Supplied material:
——————

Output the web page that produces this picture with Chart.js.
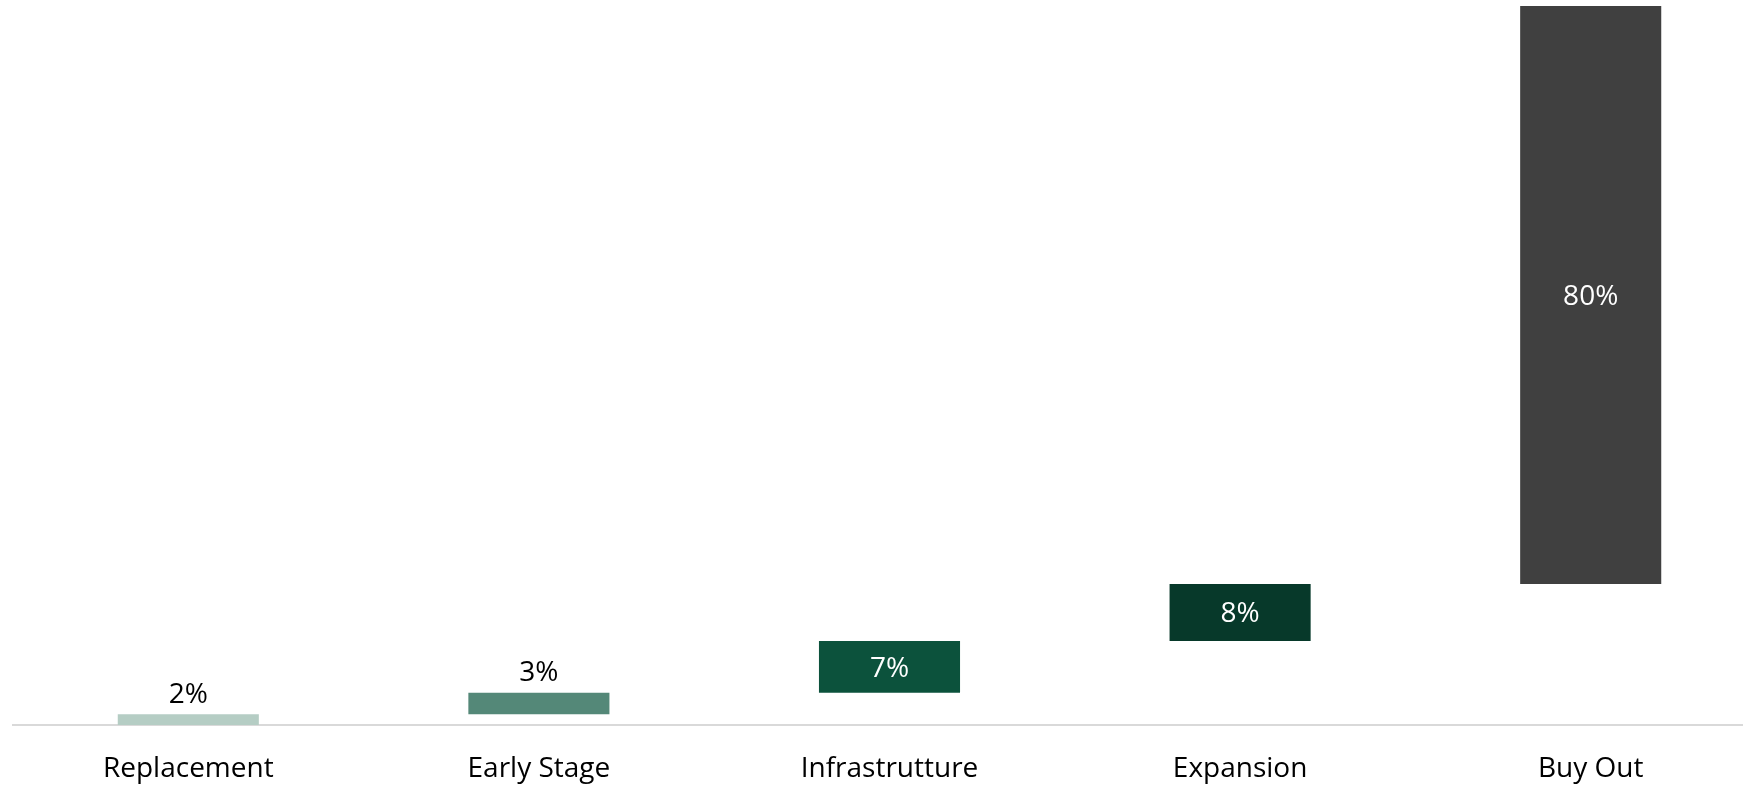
<!DOCTYPE html>
<html><head><meta charset="utf-8">
<script src="https://cdn.jsdelivr.net/npm/chart.js@4.4.1/dist/chart.umd.min.js"></script>
<style>html,body{margin:0;padding:0;overflow:hidden;background:#fff;width:1743px;height:786px}canvas{display:block}</style>
</head><body>
<canvas id="c" width="1766" height="786"></canvas>
<script>
const categories = ['Replacement', 'Early Stage', 'Infrastrutture', 'Expansion', 'Buy Out'];
const shares = [1.5, 3.0, 7.2, 7.9, 80.4];
const barColors = ['#b5cdc4', '#548878', '#0c523c', '#07392a', '#404040'];

let acc = 0;
const ranges = shares.map(v => { const r = [acc, acc + v]; acc += v; return r; });

const FONT = "'Open Sans', sans-serif";

const labelPlugin = {
  id: 'waterfallLabels',
  afterDatasetsDraw(chart) {
    const ctx = chart.ctx;
    const meta = chart.getDatasetMeta(0);
    ctx.save();
    ctx.font = "28px " + FONT;
    ctx.textAlign = 'center';
    ctx.textBaseline = 'alphabetic';
    meta.data.forEach((el, i) => {
      const top = Math.min(el.y, el.base);
      const bottom = Math.max(el.y, el.base);
      const h = bottom - top;
      const txt = Math.round(shares[i]) + '%';
      if (h < 40) {
        ctx.fillStyle = '#000000';
        ctx.fillText(txt, el.x, top - 11.5);
      } else {
        ctx.fillStyle = '#ffffff';
        ctx.fillText(txt, el.x, (top + bottom) / 2 + 10);
      }
    });
    ctx.restore();
  }
};

new Chart(document.getElementById('c'), {
  type: 'bar',
  data: {
    labels: categories,
    datasets: [{
      data: ranges,
      backgroundColor: barColors,
      borderWidth: 0,
      barPercentage: 1,
      categoryPercentage: 0.4024
    }]
  },
  options: {
    responsive: false,
    animation: false,
    devicePixelRatio: 1,
    layout: { padding: { left: 13, top: 6, right: 0, bottom: 0 } },
    plugins: { legend: { display: false }, tooltip: { enabled: false } },
    scales: {
      x: {
        grid: { display: false, drawTicks: false },
        border: { display: true, color: '#d9d9d9', width: 2 },
        ticks: { color: '#000000', font: { family: FONT, size: 28 }, padding: 27, autoSkip: false, maxRotation: 0 },
        afterFit: s => { s.height = 61; }
      },
      y: {
        display: false,
        min: 0,
        max: 100
      }
    }
  },
  plugins: [labelPlugin]
});
</script>
</body></html>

——————

What you have to do: Set the pictures aside and transcribe the data above exactly.

Answer to the task:
Output the web page that produces this picture with Chart.js.
<!DOCTYPE html>
<html><head><meta charset="utf-8">
<script src="https://cdn.jsdelivr.net/npm/chart.js@4.4.1/dist/chart.umd.min.js"></script>
<style>html,body{margin:0;padding:0;overflow:hidden;background:#fff;width:1743px;height:786px}canvas{display:block}</style>
</head><body>
<canvas id="c" width="1766" height="786"></canvas>
<script>
const categories = ['Replacement', 'Early Stage', 'Infrastrutture', 'Expansion', 'Buy Out'];
const shares = [1.5, 3.0, 7.2, 7.9, 80.4];
const barColors = ['#b5cdc4', '#548878', '#0c523c', '#07392a', '#404040'];

let acc = 0;
const ranges = shares.map(v => { const r = [acc, acc + v]; acc += v; return r; });

const FONT = "'Open Sans', sans-serif";

const labelPlugin = {
  id: 'waterfallLabels',
  afterDatasetsDraw(chart) {
    const ctx = chart.ctx;
    const meta = chart.getDatasetMeta(0);
    ctx.save();
    ctx.font = "28px " + FONT;
    ctx.textAlign = 'center';
    ctx.textBaseline = 'alphabetic';
    meta.data.forEach((el, i) => {
      const top = Math.min(el.y, el.base);
      const bottom = Math.max(el.y, el.base);
      const h = bottom - top;
      const txt = Math.round(shares[i]) + '%';
      if (h < 40) {
        ctx.fillStyle = '#000000';
        ctx.fillText(txt, el.x, top - 11.5);
      } else {
        ctx.fillStyle = '#ffffff';
        ctx.fillText(txt, el.x, (top + bottom) / 2 + 10);
      }
    });
    ctx.restore();
  }
};

new Chart(document.getElementById('c'), {
  type: 'bar',
  data: {
    labels: categories,
    datasets: [{
      data: ranges,
      backgroundColor: barColors,
      borderWidth: 0,
      barPercentage: 1,
      categoryPercentage: 0.4024
    }]
  },
  options: {
    responsive: false,
    animation: false,
    devicePixelRatio: 1,
    layout: { padding: { left: 13, top: 6, right: 0, bottom: 0 } },
    plugins: { legend: { display: false }, tooltip: { enabled: false } },
    scales: {
      x: {
        grid: { display: false, drawTicks: false },
        border: { display: true, color: '#d9d9d9', width: 2 },
        ticks: { color: '#000000', font: { family: FONT, size: 28 }, padding: 27, autoSkip: false, maxRotation: 0 },
        afterFit: s => { s.height = 61; }
      },
      y: {
        display: false,
        min: 0,
        max: 100
      }
    }
  },
  plugins: [labelPlugin]
});
</script>
</body></html>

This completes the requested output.